What you need to do.
Search the data for the string "chart" and gather each line it is in.
════════
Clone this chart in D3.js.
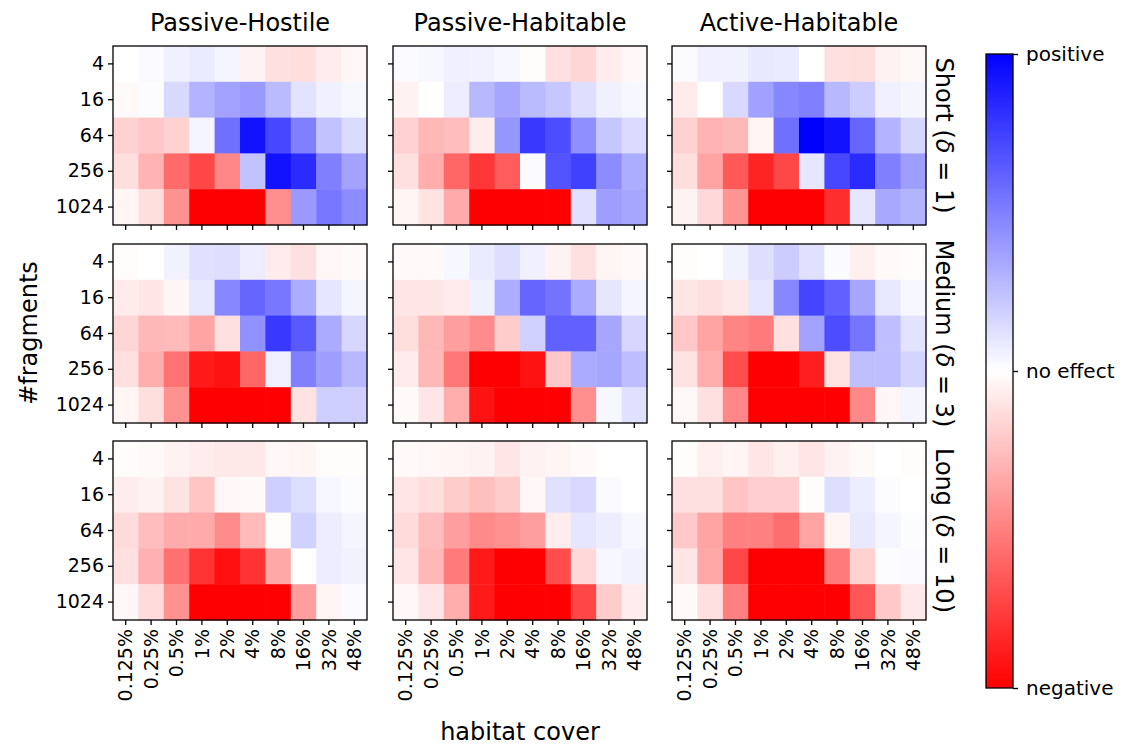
<!DOCTYPE html>
<html>
<head>
<meta charset="utf-8">
<script src="https://cdn.jsdelivr.net/npm/d3@7/dist/d3.min.js"></script>
<style>
  body { margin: 0; background: #fff; }
  svg { font-family: "DejaVu Sans", sans-serif; }
</style>
</head>
<body>
<svg id="chart" width="1126" height="747"></svg>
<script>
// Axis categories
const coverLabels = ["0.125%", "0.25%", "0.5%", "1%", "2%", "4%", "8%", "16%", "32%", "48%"];
const fragmentLabels = ["4", "16", "64", "256", "1024"];
const modelTitles = ["Passive-Hostile", "Passive-Habitable", "Active-Habitable"];
const distanceNames = ["Short", "Medium", "Long"];
const distanceDeltas = ["1", "3", "10"];
const colorbarLabels = ["positive", "no effect", "negative"];

// Effect values, rows = #fragments (4 .. 1024), columns = habitat cover
const shortPassiveHostile = [
  [0.00, 0.02, 0.06, 0.08, 0.04, -0.05, -0.12, -0.13, -0.07, -0.03],
  [-0.02, 0.01, 0.15, 0.30, 0.36, 0.40, 0.27, 0.11, 0.06, 0.03],
  [-0.18, -0.22, -0.18, 0.04, 0.56, 0.93, 0.72, 0.50, 0.24, 0.14],
  [-0.13, -0.30, -0.58, -0.72, -0.47, 0.24, 0.93, 0.83, 0.50, 0.36],
  [-0.04, -0.13, -0.43, -1.00, -1.00, -1.00, -0.44, 0.40, 0.53, 0.45]
];
const shortPassiveHabitable = [
  [0.02, 0.03, 0.06, 0.05, 0.03, -0.01, -0.12, -0.16, -0.07, -0.03],
  [-0.05, 0.00, 0.07, 0.28, 0.35, 0.27, 0.22, 0.13, 0.06, 0.03],
  [-0.18, -0.28, -0.26, -0.07, 0.41, 0.78, 0.70, 0.44, 0.22, 0.14],
  [-0.12, -0.32, -0.60, -0.79, -0.64, 0.02, 0.67, 0.75, 0.45, 0.32],
  [-0.04, -0.11, -0.33, -1.00, -1.00, -1.00, -1.00, 0.12, 0.38, 0.35]
];
const shortActiveHabitable = [
  [0.02, 0.06, 0.05, 0.09, 0.08, 0.00, -0.12, -0.13, -0.05, -0.03],
  [-0.08, 0.00, 0.15, 0.37, 0.47, 0.50, 0.28, 0.20, 0.06, 0.04],
  [-0.18, -0.30, -0.28, -0.04, 0.56, 1.00, 0.93, 0.60, 0.30, 0.16],
  [-0.13, -0.36, -0.65, -0.86, -0.72, 0.10, 0.72, 0.83, 0.50, 0.38],
  [-0.05, -0.15, -0.42, -1.00, -1.00, -1.00, -0.82, 0.10, 0.34, 0.30]
];
const mediumPassiveHostile = [
  [-0.01, 0.00, 0.05, 0.12, 0.13, 0.07, -0.08, -0.12, -0.03, -0.02],
  [-0.08, -0.10, -0.03, 0.09, 0.47, 0.60, 0.53, 0.32, 0.10, 0.04],
  [-0.16, -0.28, -0.27, -0.36, -0.12, 0.43, 0.78, 0.65, 0.33, 0.16],
  [-0.12, -0.32, -0.55, -0.90, -0.93, -0.60, 0.06, 0.50, 0.38, 0.28],
  [-0.04, -0.13, -0.43, -1.00, -1.00, -1.00, -1.00, -0.11, 0.19, 0.19]
];
const mediumPassiveHabitable = [
  [-0.02, -0.02, 0.03, 0.08, 0.13, 0.06, -0.05, -0.12, -0.04, -0.02],
  [-0.10, -0.10, -0.08, 0.06, 0.32, 0.60, 0.55, 0.33, 0.10, 0.04],
  [-0.13, -0.28, -0.38, -0.45, -0.20, 0.18, 0.62, 0.62, 0.35, 0.16],
  [-0.08, -0.28, -0.53, -1.00, -1.00, -0.93, -0.22, 0.33, 0.35, 0.26],
  [-0.02, -0.10, -0.32, -0.93, -1.00, -1.00, -1.00, -0.44, 0.03, 0.12]
];
const mediumActiveHabitable = [
  [-0.01, 0.00, 0.05, 0.13, 0.20, 0.12, 0.02, -0.06, -0.02, -0.01],
  [-0.10, -0.12, -0.09, 0.10, 0.47, 0.73, 0.62, 0.35, 0.09, 0.03],
  [-0.22, -0.36, -0.48, -0.52, -0.12, 0.36, 0.70, 0.54, 0.25, 0.11],
  [-0.11, -0.32, -0.70, -1.00, -1.00, -0.88, -0.11, 0.25, 0.25, 0.17],
  [-0.03, -0.12, -0.47, -1.00, -1.00, -1.00, -1.00, -0.47, -0.03, 0.04]
];
const longPassiveHostile = [
  [-0.01, -0.02, -0.05, -0.07, -0.09, -0.09, -0.03, -0.04, -0.01, -0.01],
  [-0.07, -0.05, -0.11, -0.23, -0.03, -0.02, 0.19, 0.13, 0.03, 0.01],
  [-0.14, -0.26, -0.33, -0.33, -0.45, -0.27, -0.01, 0.18, 0.07, 0.04],
  [-0.12, -0.31, -0.56, -0.80, -0.94, -0.80, -0.34, 0.00, 0.07, 0.05],
  [-0.03, -0.14, -0.43, -1.00, -1.00, -1.00, -1.00, -0.38, -0.04, 0.02]
];
const longPassiveHabitable = [
  [-0.02, -0.03, -0.04, -0.05, -0.10, -0.05, -0.04, -0.02, 0.00, 0.00],
  [-0.10, -0.13, -0.20, -0.25, -0.20, -0.03, 0.12, 0.15, 0.02, 0.00],
  [-0.14, -0.26, -0.38, -0.46, -0.43, -0.38, -0.07, 0.10, 0.07, 0.03],
  [-0.10, -0.28, -0.52, -0.90, -1.00, -1.00, -0.70, -0.15, 0.03, 0.05],
  [-0.03, -0.10, -0.32, -0.90, -1.00, -1.00, -1.00, -0.72, -0.20, -0.07]
];
const longActiveHabitable = [
  [-0.01, -0.06, -0.04, -0.10, -0.06, -0.10, -0.05, -0.02, 0.00, -0.01],
  [-0.12, -0.12, -0.23, -0.19, -0.19, -0.01, 0.13, 0.07, 0.01, 0.00],
  [-0.21, -0.36, -0.50, -0.50, -0.57, -0.36, -0.04, 0.09, 0.04, 0.01],
  [-0.10, -0.34, -0.72, -1.00, -1.00, -1.00, -0.52, -0.18, 0.01, 0.02],
  [-0.02, -0.12, -0.50, -1.00, -1.00, -1.00, -1.00, -0.66, -0.21, -0.09]
];

// Panel grid: rows = dispersal distance, columns = movement model
const grid = [
  [shortPassiveHostile, shortPassiveHabitable, shortActiveHabitable],
  [mediumPassiveHostile, mediumPassiveHabitable, mediumActiveHabitable],
  [longPassiveHostile, longPassiveHabitable, longActiveHabitable]
];

const svg = d3.select("#chart");

const panelLeft = [113, 393, 672];
const panelTop = [46, 244, 441];
const panelW = 254, panelH = 179;
const tickFont = 19, labelFont = 24;

// Diverging blue-white-red map, negative -> red, positive -> blue
const color = d3.scaleLinear()
  .domain([-1, 0, 1])
  .range(["#ff0000", "#ffffff", "#0000ff"])
  .clamp(true);

grid.forEach((rowPanels, r) => {
  rowPanels.forEach((values, c) => {
    const x0 = panelLeft[c], y0 = panelTop[r];
    const x = d3.scaleBand().domain(coverLabels).range([x0, x0 + panelW]);
    const y = d3.scaleBand().domain(fragmentLabels).range([y0, y0 + panelH]);

    const g = svg.append("g");

    const cells = [];
    values.forEach((row, i) => row.forEach((v, j) => cells.push({ f: fragmentLabels[i], h: coverLabels[j], v })));

    g.selectAll("rect.cell")
      .data(cells)
      .join("rect")
      .attr("class", "cell")
      .attr("x", d => x(d.h))
      .attr("y", d => y(d.f))
      .attr("width", x.bandwidth() + 0.5)
      .attr("height", y.bandwidth() + 0.5)
      .attr("fill", d => color(d.v));

    // Left axis
    const yAxis = d3.axisLeft(y).tickSize(5).tickPadding(4);
    if (c !== 0) yAxis.tickFormat("");
    const ya = g.append("g").attr("transform", `translate(${x0},0)`).call(yAxis);
    ya.select(".domain").remove();
    ya.selectAll("line").attr("stroke", "#000").attr("stroke-width", 1.3);
    ya.selectAll("text").attr("font-size", tickFont).attr("fill", "#000")
      .attr("font-family", "DejaVu Sans, sans-serif");

    // Bottom axis
    const xAxis = d3.axisBottom(x).tickSize(5).tickPadding(4);
    if (r !== 2) xAxis.tickFormat("");
    const xa = g.append("g").attr("transform", `translate(0,${y0 + panelH})`).call(xAxis);
    xa.select(".domain").remove();
    xa.selectAll("line").attr("stroke", "#000").attr("stroke-width", 1.3);
    xa.selectAll("text")
      .attr("font-size", tickFont).attr("fill", "#000")
      .attr("font-family", "DejaVu Sans, sans-serif")
      .attr("transform", "rotate(-90)")
      .attr("x", -9).attr("y", 0).attr("dy", "0.35em")
      .style("text-anchor", "end");

    // Frame
    g.append("rect")
      .attr("x", x0).attr("y", y0)
      .attr("width", panelW).attr("height", panelH)
      .attr("fill", "none").attr("stroke", "#000").attr("stroke-width", 1.3);

    // Column titles
    if (r === 0) {
      svg.append("text")
        .attr("x", x0 + panelW / 2).attr("y", 31)
        .attr("text-anchor", "middle")
        .attr("font-size", labelFont)
        .text(modelTitles[c]);
    }
    // Row labels on the right
    if (c === 2) {
      const t = svg.append("text")
        .attr("transform", `translate(${x0 + panelW + 10},${y0 + panelH / 2}) rotate(90)`)
        .attr("text-anchor", "middle")
        .attr("font-size", labelFont);
      t.append("tspan").text(distanceNames[r] + " (");
      t.append("tspan").attr("font-style", "italic").text("δ");
      t.append("tspan").text(" = " + distanceDeltas[r] + ")");
    }
  });
});

// Shared axis labels
svg.append("text")
  .attr("x", panelLeft[1] + panelW / 2).attr("y", 740)
  .attr("text-anchor", "middle")
  .attr("font-size", labelFont)
  .text("habitat cover");

svg.append("text")
  .attr("transform", `translate(37,${(panelTop[0] + panelTop[2] + panelH) / 2}) rotate(-90)`)
  .attr("text-anchor", "middle")
  .attr("font-size", labelFont)
  .text("#fragments");

// Colorbar
const cbX = 986, cbW = 27, cbTop = 54, cbBottom = 688;
const defs = svg.append("defs");
const grad = defs.append("linearGradient")
  .attr("id", "effectGradient")
  .attr("x1", 0).attr("y1", 0).attr("x2", 0).attr("y2", 1);
d3.range(0, 1.0001, 0.05).forEach(t => {
  grad.append("stop").attr("offset", t).attr("stop-color", color(1 - 2 * t));
});
svg.append("rect")
  .attr("x", cbX).attr("y", cbTop)
  .attr("width", cbW).attr("height", cbBottom - cbTop)
  .attr("fill", "url(#effectGradient)")
  .attr("stroke", "#000").attr("stroke-width", 1.3);

const cbScale = d3.scalePoint().domain(colorbarLabels).range([cbTop, cbBottom]);
const cbAxis = d3.axisRight(cbScale).tickSize(5).tickPadding(8);
const cba = svg.append("g").attr("transform", `translate(${cbX + cbW},0)`).call(cbAxis);
cba.select(".domain").remove();
cba.selectAll("line").attr("stroke", "#000").attr("stroke-width", 1.3);
cba.selectAll("text").attr("font-size", 20).attr("fill", "#000")
  .attr("font-family", "DejaVu Sans, sans-serif");
</script>
</body>
</html>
════════
Response to this exercise.
Clone this chart in D3.js.
<svg id="chart" width="1126" height="747"></svg>
const svg = d3.select("#chart");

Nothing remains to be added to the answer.